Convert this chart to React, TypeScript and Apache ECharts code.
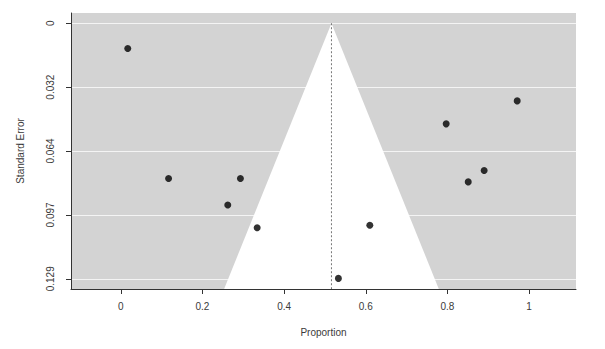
import React, { useEffect, useRef } from "react";
import * as echarts from "echarts";

const proportions = [0.017, 0.117, 0.293, 0.262, 0.334, 0.610, 0.533, 0.797, 0.971, 0.851, 0.890];
const standardErrors = [0.0128, 0.0784, 0.0784, 0.0918, 0.1032, 0.1020, 0.1288, 0.0508, 0.0392, 0.0801, 0.0743];
const referenceProportion = 0.516;
const xTickValues = [0, 0.2, 0.4, 0.6, 0.8, 1];
const xTickLabels = ["0", "0.2", "0.4", "0.6", "0.8", "1"];
const yTickValues = [0, 0.03225, 0.0645, 0.09675, 0.129];
const yTickLabels = ["0", "0.032", "0.064", "0.097", "0.129"];
const xRange = [-0.122, 1.115];
const yRange = [-0.00516, 0.13416];

export default function App() {
  const ref = useRef<HTMLDivElement>(null);
  useEffect(() => {
    document.body.style.margin = "0";
    if (!ref.current) return;
    const chart = echarts.init(ref.current, null, { renderer: "svg" });
    const textColor = "#3a3a3a";
    const font = "Liberation Sans";
    const fmt = (vals: number[], labels: string[]) => (v: number) => {
      const i = vals.findIndex((t) => Math.abs(t - v) < 1e-6);
      return i >= 0 ? labels[i] : "";
    };
    const seMax = yRange[1];
    chart.setOption({
      animation: false,
      grid: {
        left: 71,
        right: 29,
        top: 13,
        bottom: 60,
        show: true,
        backgroundColor: "#d3d3d3",
        borderWidth: 0,
      },
      xAxis: {
        type: "value",
        min: xRange[0],
        max: xRange[1],
        name: "Proportion",
        nameLocation: "middle",
        nameGap: 38,
        nameTextStyle: { color: textColor, fontFamily: font, fontSize: 10 },
        axisLine: { show: true, onZero: false, lineStyle: { color: "#333", width: 1 } },
        axisTick: { show: true, length: 5, customValues: xTickValues, lineStyle: { color: "#333" } },
        axisLabel: {
          customValues: xTickValues,
          formatter: fmt(xTickValues, xTickLabels),
          color: textColor,
          fontFamily: font,
          fontSize: 10,
          margin: 12,
        },
        splitLine: { show: false },
      },
      yAxis: {
        type: "value",
        inverse: true,
        min: yRange[0],
        max: yRange[1],
        name: "Standard Error",
        nameLocation: "middle",
        nameGap: 46,
        nameRotate: 90,
        nameTextStyle: { color: textColor, fontFamily: font, fontSize: 10 },
        axisLine: { show: true, onZero: false, lineStyle: { color: "#333", width: 1 } },
        axisTick: { show: true, length: 5, customValues: yTickValues, lineStyle: { color: "#333" } },
        axisLabel: {
          customValues: yTickValues,
          formatter: fmt(yTickValues, yTickLabels),
          rotate: 90,
          color: textColor,
          fontFamily: font,
          fontSize: 10,
          margin: 16,
        },
        splitLine: { show: true, lineStyle: { color: "#f4f4f4", width: 1 } },
      },
      series: [
        {
          type: "custom",
          silent: true,
          z: 1,
          data: [[referenceProportion, seMax]],
          renderItem: (params: any, api: any) => {
            const r = api.value(0);
            const s = api.value(1);
            const p1 = api.coord([r - 1.96 * s, s]);
            const p2 = api.coord([r, 0]);
            const p3 = api.coord([r + 1.96 * s, s]);
            return {
              type: "polygon",
              shape: { points: [p1, p2, p3] },
              style: { fill: "#ffffff", stroke: null },
            };
          },
        },
        {
          type: "line",
          silent: true,
          z: 2,
          symbol: "none",
          data: [
            [referenceProportion, 0],
            [referenceProportion, seMax],
          ],
          lineStyle: { color: "#777", width: 1, type: [2, 2] },
        },
        {
          type: "scatter",
          z: 3,
          symbol: "circle",
          symbolSize: 7,
          itemStyle: { color: "#000" },
          data: proportions.map((p, i) => [p, standardErrors[i]]),
        },
      ],
    });
    return () => chart.dispose();
  }, []);
  return <div ref={ref} style={{ width: 605, height: 349 }} />;
}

....................

What the task asks »
Extract the full listing above verbatim; pictures are to be left out of the copy.

Written reply »
Convert this chart to React, TypeScript and Apache ECharts code.
import React, { useEffect, useRef } from "react";
import * as echarts from "echarts";

const proportions = [0.017, 0.117, 0.293, 0.262, 0.334, 0.610, 0.533, 0.797, 0.971, 0.851, 0.890];
const standardErrors = [0.0128, 0.0784, 0.0784, 0.0918, 0.1032, 0.1020, 0.1288, 0.0508, 0.0392, 0.0801, 0.0743];
const referenceProportion = 0.516;
const xTickValues = [0, 0.2, 0.4, 0.6, 0.8, 1];
const xTickLabels = ["0", "0.2", "0.4", "0.6", "0.8", "1"];
const yTickValues = [0, 0.03225, 0.0645, 0.09675, 0.129];
const yTickLabels = ["0", "0.032", "0.064", "0.097", "0.129"];
const xRange = [-0.122, 1.115];
const yRange = [-0.00516, 0.13416];

export default function App() {
  const ref = useRef<HTMLDivElement>(null);
  useEffect(() => {
    document.body.style.margin = "0";
    if (!ref.current) return;
    const chart = echarts.init(ref.current, null, { renderer: "svg" });
    const textColor = "#3a3a3a";
    const font = "Liberation Sans";
    const fmt = (vals: number[], labels: string[]) => (v: number) => {
      const i = vals.findIndex((t) => Math.abs(t - v) < 1e-6);
      return i >= 0 ? labels[i] : "";
    };
    const seMax = yRange[1];
    chart.setOption({
      animation: false,
      grid: {
        left: 71,
        right: 29,
        top: 13,
        bottom: 60,
        show: true,
        backgroundColor: "#d3d3d3",
        borderWidth: 0,
      },
      xAxis: {
        type: "value",
        min: xRange[0],
        max: xRange[1],
        name: "Proportion",
        nameLocation: "middle",
        nameGap: 38,
        nameTextStyle: { color: textColor, fontFamily: font, fontSize: 10 },
        axisLine: { show: true, onZero: false, lineStyle: { color: "#333", width: 1 } },
        axisTick: { show: true, length: 5, customValues: xTickValues, lineStyle: { color: "#333" } },
        axisLabel: {
          customValues: xTickValues,
          formatter: fmt(xTickValues, xTickLabels),
          color: textColor,
          fontFamily: font,
          fontSize: 10,
          margin: 12,
        },
        splitLine: { show: false },
      },
      yAxis: {
        type: "value",
        inverse: true,
        min: yRange[0],
        max: yRange[1],
        name: "Standard Error",
        nameLocation: "middle",
        nameGap: 46,
        nameRotate: 90,
        nameTextStyle: { color: textColor, fontFamily: font, fontSize: 10 },
        axisLine: { show: true, onZero: false, lineStyle: { color: "#333", width: 1 } },
        axisTick: { show: true, length: 5, customValues: yTickValues, lineStyle: { color: "#333" } },
        axisLabel: {
          customValues: yTickValues,
          formatter: fmt(yTickValues, yTickLabels),
          rotate: 90,
          color: textColor,
          fontFamily: font,
          fontSize: 10,
          margin: 16,
        },
        splitLine: { show: true, lineStyle: { color: "#f4f4f4", width: 1 } },
      },
      series: [
        {
          type: "custom",
          silent: true,
          z: 1,
          data: [[referenceProportion, seMax]],
          renderItem: (params: any, api: any) => {
            const r = api.value(0);
            const s = api.value(1);
            const p1 = api.coord([r - 1.96 * s, s]);
            const p2 = api.coord([r, 0]);
            const p3 = api.coord([r + 1.96 * s, s]);
            return {
              type: "polygon",
              shape: { points: [p1, p2, p3] },
              style: { fill: "#ffffff", stroke: null },
            };
          },
        },
        {
          type: "line",
          silent: true,
          z: 2,
          symbol: "none",
          data: [
            [referenceProportion, 0],
            [referenceProportion, seMax],
          ],
          lineStyle: { color: "#777", width: 1, type: [2, 2] },
        },
        {
          type: "scatter",
          z: 3,
          symbol: "circle",
          symbolSize: 7,
          itemStyle: { color: "#000" },
          data: proportions.map((p, i) => [p, standardErrors[i]]),
        },
      ],
    });
    return () => chart.dispose();
  }, []);
  return <div ref={ref} style={{ width: 605, height: 349 }} />;
}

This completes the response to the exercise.